Aniline and azo dyes are important classes of synthetic dyes manufactured from substances derived from coal tar and products of oil refining. Most aniline dyes range from pink through purple to black; a few are green or blue. Most azo dyes are red, orange, or yellow. Dyes are used to modify the colors of such substances as polymers and textiles; they are also used in inks and coatings.
Until the mid-19th century, the only available dyes were of animal or vegetable origin. These dyes include madder, a moderately strong red dye taken from the root of a herb of the same name and known to the Egyptians as early as 1500 B.C.E.; indigo, a dark blue dye with a reddish cast derived from indigo plants; cochineal, a scarlet dye and food colorant taken from the dried bodies of cochineal beetles; and saffron, an orange dye and spice extracted from dried stigmas of the purple-flowered Crocus sativus.
The rarest and most highly prized dye was purpura, a purple dye extracted from the Murex mollusk. Purpura was used to dye the robes of the Persian nobility as early as the sixth century B.C.E. and then the clothing of Roman nobility. In the late fourth century, Emperor Theodosium of Byzantium—now the city of Istanbul, Turkey— prohibited the use of purple-dyed garments by persons other than members of his family; the penalty for disobedience was death.
In the mid-19th century, purple clothing would again catch the interest of a ruler—this time the British Queen Victoria. The difference was that Victoria’s preferred shade was that of the first commercial synthetic dye, mauveine.
Aniline dyes from coal tar
Following the development of coal carbonization by the British inventor William Murdock in the 1790s, an industry developed for the production of coal gas for lighting and heating. The industry produced large amounts of coal tar—a by-product that was at first thought to be of little use.
In 1832, Friedlieb Runge, the new technical director of a municipal gasworks in Oranienburg near Berlin, Germany, started a series of experiments with coal tar. In one of his experiments, he isolated an oil by standard distillation of coal tar and then steam distillation of the first distillate. When Runge treated this oil with a solution of calcium chloride in water, chlorine gas (Cl2) was evolved and the liquid turned blue.
Runge found that this liquid, which he called Kyanöl (German for "blue oil"), left a yellow stain on pine. Furthermore, he found that moderately strong oxidizing agents, such as chlorine and nitric acid (HNO3), could convert the blue oil into blue, red, violet, and even black dyes.

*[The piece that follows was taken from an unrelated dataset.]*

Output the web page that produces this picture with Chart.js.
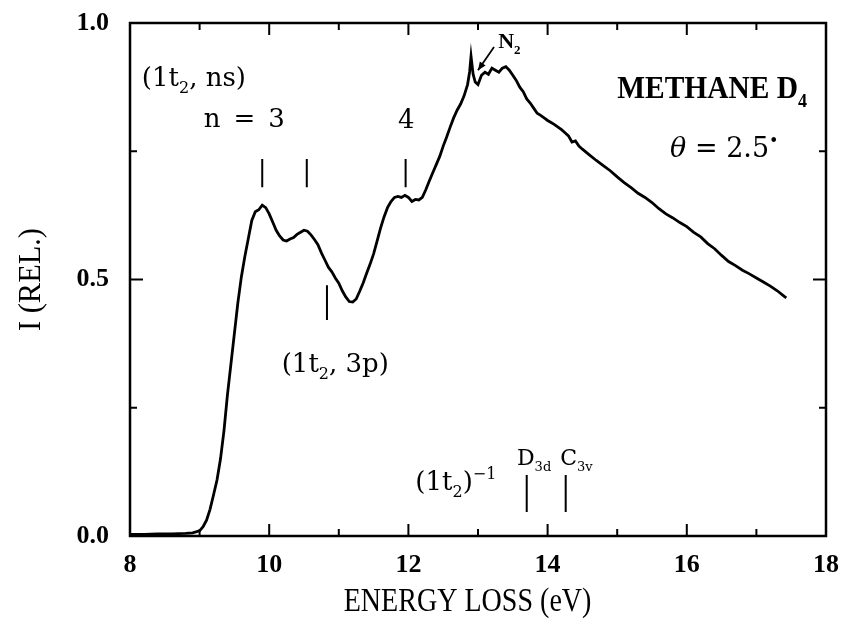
<!DOCTYPE html>
<html>
<head>
<meta charset="utf-8">
<script src="https://cdn.jsdelivr.net/npm/chart.js@4.4.0/dist/chart.umd.min.js"></script>
<style>
  html, body { margin: 0; padding: 0; background: #fff; }
  #wrap { width: 841px; height: 621px; }
</style>
</head>
<body>
<div id="wrap"><canvas id="spectrum"></canvas></div>
<script>
// Energy loss spectrum of methane D4
const energyEv = [
  8.0, 8.2, 8.4, 8.6, 8.8, 8.9, 9.0, 9.05, 9.1, 9.15, 9.2, 9.25, 9.3, 9.35, 9.4, 9.45,
  9.5, 9.55, 9.6, 9.65, 9.7, 9.75, 9.8, 9.85, 9.9, 9.95, 10.0, 10.05, 10.1, 10.15, 10.2,
  10.25, 10.3, 10.35, 10.4, 10.45, 10.5, 10.55, 10.6, 10.65, 10.7, 10.75, 10.8, 10.85,
  10.9, 10.95, 11.0, 11.05, 11.1, 11.15, 11.2, 11.25, 11.3, 11.35, 11.4, 11.45, 11.5,
  11.55, 11.6, 11.65, 11.7, 11.75, 11.8, 11.85, 11.9, 11.95, 12.0, 12.05, 12.1, 12.15,
  12.2, 12.25, 12.3, 12.35, 12.4, 12.45, 12.5, 12.55, 12.6, 12.65, 12.7, 12.75, 12.8,
  12.85, 12.88, 12.9, 12.93, 12.96, 13.0, 13.05, 13.1, 13.15, 13.2, 13.25, 13.3, 13.35,
  13.4, 13.45, 13.5, 13.55, 13.6, 13.65, 13.7, 13.75, 13.8, 13.85, 13.9, 13.95, 14.0,
  14.05, 14.1, 14.15, 14.2, 14.25, 14.3, 14.35, 14.4, 14.45, 14.5, 14.6, 14.7, 14.8,
  14.9, 15.0, 15.1, 15.2, 15.3, 15.4, 15.5, 15.6, 15.7, 15.8, 15.9, 16.0, 16.1, 16.2,
  16.3, 16.4, 16.5, 16.6, 16.7, 16.8, 16.9, 17.0, 17.1, 17.2, 17.3, 17.4, 17.43
];
const intensity = [
  0.003, 0.003, 0.004, 0.004, 0.005, 0.006, 0.010, 0.018, 0.031, 0.052, 0.080, 0.109, 0.150, 0.205, 0.275, 0.335,
  0.395, 0.455, 0.505, 0.545, 0.580, 0.615, 0.632, 0.636, 0.645, 0.640, 0.628, 0.612, 0.596, 0.585, 0.577,
  0.575, 0.579, 0.582, 0.588, 0.592, 0.596, 0.594, 0.587, 0.578, 0.568, 0.552, 0.538, 0.524,
  0.515, 0.503, 0.493, 0.478, 0.466, 0.457, 0.456, 0.462, 0.477, 0.493, 0.512, 0.530, 0.550,
  0.575, 0.600, 0.622, 0.640, 0.652, 0.660, 0.662, 0.660, 0.664, 0.660, 0.652, 0.656, 0.655,
  0.660, 0.675, 0.692, 0.708, 0.724, 0.740, 0.760, 0.778, 0.797, 0.815, 0.830, 0.842, 0.858,
  0.880, 0.905, 0.935, 0.900, 0.885, 0.880, 0.898, 0.904, 0.900, 0.912, 0.908, 0.904, 0.912,
  0.915, 0.908, 0.898, 0.888, 0.875, 0.866, 0.852, 0.844, 0.834, 0.824, 0.820, 0.815, 0.810,
  0.806, 0.802, 0.797, 0.792, 0.786, 0.780, 0.768, 0.770, 0.760, 0.754, 0.743, 0.732, 0.722,
  0.712, 0.700, 0.689, 0.679, 0.668, 0.660, 0.650, 0.638, 0.628, 0.620, 0.611, 0.603, 0.592, 0.583,
  0.570, 0.560, 0.547, 0.535, 0.527, 0.518, 0.511, 0.503, 0.495, 0.487, 0.478, 0.467, 0.464
];

const xMajorTicks = [8, 10, 12, 14, 16, 18];
const xMinorTicks = [9, 11, 13, 15, 17];
const yMajorTicks = [0, 0.5, 1.0];
const yMinorTicks = [0.25, 0.75];

// assignment markers: energy, and the intensity span of the short bar
const markerEnergy = [9.90, 10.54, 11.96, 10.83, 13.70, 14.26];
const markerLow = [0.68, 0.68, 0.68, 0.421, 0.047, 0.047];
const markerHigh = [0.735, 0.735, 0.735, 0.489, 0.119, 0.119];

const CENTURY = "'DejaVu Serif', serif";
const TIMES = "'Liberation Serif', 'Times New Roman', serif";

// labels in data coordinates (x = eV, y = intensity at the baseline)
const annotations = [
  { x: 8.17, y: 0.877, size: 26, family: CENTURY, runs: [["(1t"], ["2", "sub"], [", ns)"]] },
  { x: 9.06, y: 0.797, size: 26, family: CENTURY, runs: [["n\u2002=\u20023"]] },
  { x: 11.97, y: 0.795, size: 26, family: CENTURY, align: "center", runs: [["4"]] },
  { x: 10.18, y: 0.320, size: 26, family: CENTURY, runs: [["(1t"], ["2", "sub"], [", 3p)"]] },
  { x: 12.10, y: 0.090, size: 26, family: CENTURY, runs: [["(1t"], ["2", "sub"], [")"], ["\u22121", "sup"]] },
  { x: 13.56, y: 0.138, size: 22, family: CENTURY, runs: [["D"], ["3d", "sub"]] },
  { x: 14.18, y: 0.138, size: 22, family: CENTURY, runs: [["C"], ["3v", "sub"]] },
  { x: 13.29, y: 0.951, size: 22, family: TIMES, bold: true, runs: [["N"], ["2", "sub"]] },
  { x: 15.0, y: 0.853, size: 31, family: TIMES, bold: true, sx: 0.95, runs: [["METHANE D"], ["4", "sub"]] },
  { x: 15.76, y: 0.739, size: 27, family: CENTURY, runs: [["\u03B8", "it"], [" = 2.5"], ["\u2022", "sup"]] }
];

function drawRuns(ctx, px, py, item) {
  const size = item.size;
  const fontFor = (s, italic) =>
    (italic ? "italic " : "") + (item.bold ? "bold " : "") + s + "px " + item.family;
  let total = 0;
  const parts = item.runs.map(([text, kind]) => {
    const small = kind === "sub" || kind === "sup";
    const font = fontFor(small ? Math.round(size * 0.6) : size, kind === "it");
    ctx.font = font;
    const width = ctx.measureText(text).width;
    const dy = kind === "sub" ? size * 0.28 : kind === "sup" ? -size * 0.42 : 0;
    total += width;
    return { text, font, width, dy };
  });
  ctx.save();
  ctx.translate(px, py);
  ctx.scale(item.sx || 1, 1);
  let cx = item.align === "center" ? -total / 2 : 0;
  ctx.fillStyle = "#000";
  ctx.textBaseline = "alphabetic";
  ctx.textAlign = "left";
  for (const p of parts) {
    ctx.font = p.font;
    ctx.fillText(p.text, cx, p.dy);
    cx += p.width;
  }
  ctx.restore();
}

// frame with inward ticks on all four sides, markers, labels, axis titles
const figurePlugin = {
  id: "figure",
  afterDraw(chart) {
    const { ctx, chartArea: a, scales } = chart;
    const xs = scales.x, ys = scales.y;
    ctx.save();
    ctx.strokeStyle = "#000";
    ctx.lineWidth = 2.5;
    ctx.strokeRect(a.left, a.top, a.right - a.left, a.bottom - a.top);

    ctx.lineWidth = 2;
    ctx.beginPath();
    const xTick = (v, len) => {
      const px = xs.getPixelForValue(v);
      ctx.moveTo(px, a.bottom); ctx.lineTo(px, a.bottom - len);
      ctx.moveTo(px, a.top); ctx.lineTo(px, a.top + len);
    };
    const yTick = (v, len) => {
      const py = ys.getPixelForValue(v);
      ctx.moveTo(a.left, py); ctx.lineTo(a.left + len, py);
      ctx.moveTo(a.right, py); ctx.lineTo(a.right - len, py);
    };
    xMajorTicks.forEach(v => xTick(v, 12));
    xMinorTicks.forEach(v => xTick(v, 7));
    yMajorTicks.forEach(v => yTick(v, 13));
    yMinorTicks.forEach(v => yTick(v, 7));
    ctx.stroke();

    // assignment markers
    ctx.lineWidth = 2;
    ctx.beginPath();
    markerEnergy.forEach((e, i) => {
      const px = xs.getPixelForValue(e);
      ctx.moveTo(px, ys.getPixelForValue(markerLow[i]));
      ctx.lineTo(px, ys.getPixelForValue(markerHigh[i]));
    });
    ctx.stroke();

    // arrow from the N2 label to the sharp spike
    const ax0 = xs.getPixelForValue(13.23), ay0 = ys.getPixelForValue(0.953);
    const ax1 = xs.getPixelForValue(13.0), ay1 = ys.getPixelForValue(0.908);
    const ang = Math.atan2(ay1 - ay0, ax1 - ax0);
    ctx.lineWidth = 1.8;
    ctx.beginPath();
    ctx.moveTo(ax0, ay0);
    ctx.lineTo(ax1, ay1);
    ctx.stroke();
    ctx.beginPath();
    ctx.moveTo(ax1, ay1);
    ctx.lineTo(ax1 - 9 * Math.cos(ang - 0.4), ay1 - 9 * Math.sin(ang - 0.4));
    ctx.lineTo(ax1 - 9 * Math.cos(ang + 0.4), ay1 - 9 * Math.sin(ang + 0.4));
    ctx.closePath();
    ctx.fillStyle = "#000";
    ctx.fill();

    annotations.forEach(item =>
      drawRuns(ctx, xs.getPixelForValue(item.x), ys.getPixelForValue(item.y), item));

    // axis titles (condensed like the original lettering)
    drawRuns(ctx, xs.getPixelForValue(12.85), a.bottom + 75,
      { size: 33, family: TIMES, sx: 0.85, align: "center", runs: [["ENERGY LOSS (eV)"]] });
    ctx.save();
    ctx.translate(40, ys.getPixelForValue(0.5));
    ctx.rotate(-Math.PI / 2);
    drawRuns(ctx, 0, 0,
      { size: 32, family: TIMES, sx: 0.95, align: "center", runs: [["I (REL.)"]] });
    ctx.restore();
    ctx.restore();
  }
};

const ctx = document.getElementById("spectrum");
new Chart(ctx, {
  type: "line",
  data: {
    datasets: [
      {
        data: energyEv.map((e, i) => ({ x: e, y: intensity[i] })),
        borderColor: "#000",
        borderWidth: 2.8,
        pointRadius: 0,
        tension: 0,
        fill: false,
      },
    ],
  },
  options: {
    responsive: true,
    maintainAspectRatio: false,
    animation: false,
    layout: { padding: { top: 23, right: 15, left: 0, bottom: 0 } },
    scales: {
      x: {
        type: "linear",
        min: 8,
        max: 18,
        grid: { display: false, drawTicks: false },
        border: { display: false },
        afterFit: (scale) => {
          scale.height = 85;
          scale.paddingLeft = 0;
          scale.paddingRight = 0;
        },
        afterBuildTicks: (scale) => { scale.ticks = xMajorTicks.map(v => ({ value: v })); },
        ticks: {
          padding: 14,
          color: "#000",
          font: { family: TIMES, size: 26, weight: "bold" },
          maxRotation: 0,
        },
      },
      y: {
        min: 0,
        max: 1,
        grid: { display: false, drawTicks: false },
        border: { display: false },
        afterFit: (scale) => {
          scale.width = 130;
          scale.paddingTop = 0;
          scale.paddingBottom = 0;
        },
        afterBuildTicks: (scale) => { scale.ticks = yMajorTicks.map(v => ({ value: v })); },
        ticks: {
          padding: 21,
          color: "#000",
          font: { family: TIMES, size: 26, weight: "bold" },
          callback: (v) => Number(v).toFixed(1),
        },
      },
    },
    plugins: {
      legend: { display: false },
      tooltip: { enabled: false },
    },
  },
  plugins: [figurePlugin],
});
</script>
</body>
</html>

Runge foresaw the commercial prospects for these dyes, which were in fact the first synthetic aniline dyes. His plans to develop a dye manufacturing plant were stifled, however: the financial director of the gasworks saw Runge as a rival and refused financial support for his project.
A number of other German chemists were interested in the components of coal tar. Among them was August Hofmann, who purified the aromatic compounds benzene (C6H6) and methylbenzene (C6H5CH3, also called toluene) and developed methods for converting those compounds into their nitrated derivatives, such as nitrobenzene (C6H5NO2), and subsequently into amines, such as phenylamine (aniline, C6H5NH2), which he had also isolated directly from coal tar. Hofmann was invited to Britain to be the first director of the Royal College of Chemistry in London, which opened in 1845.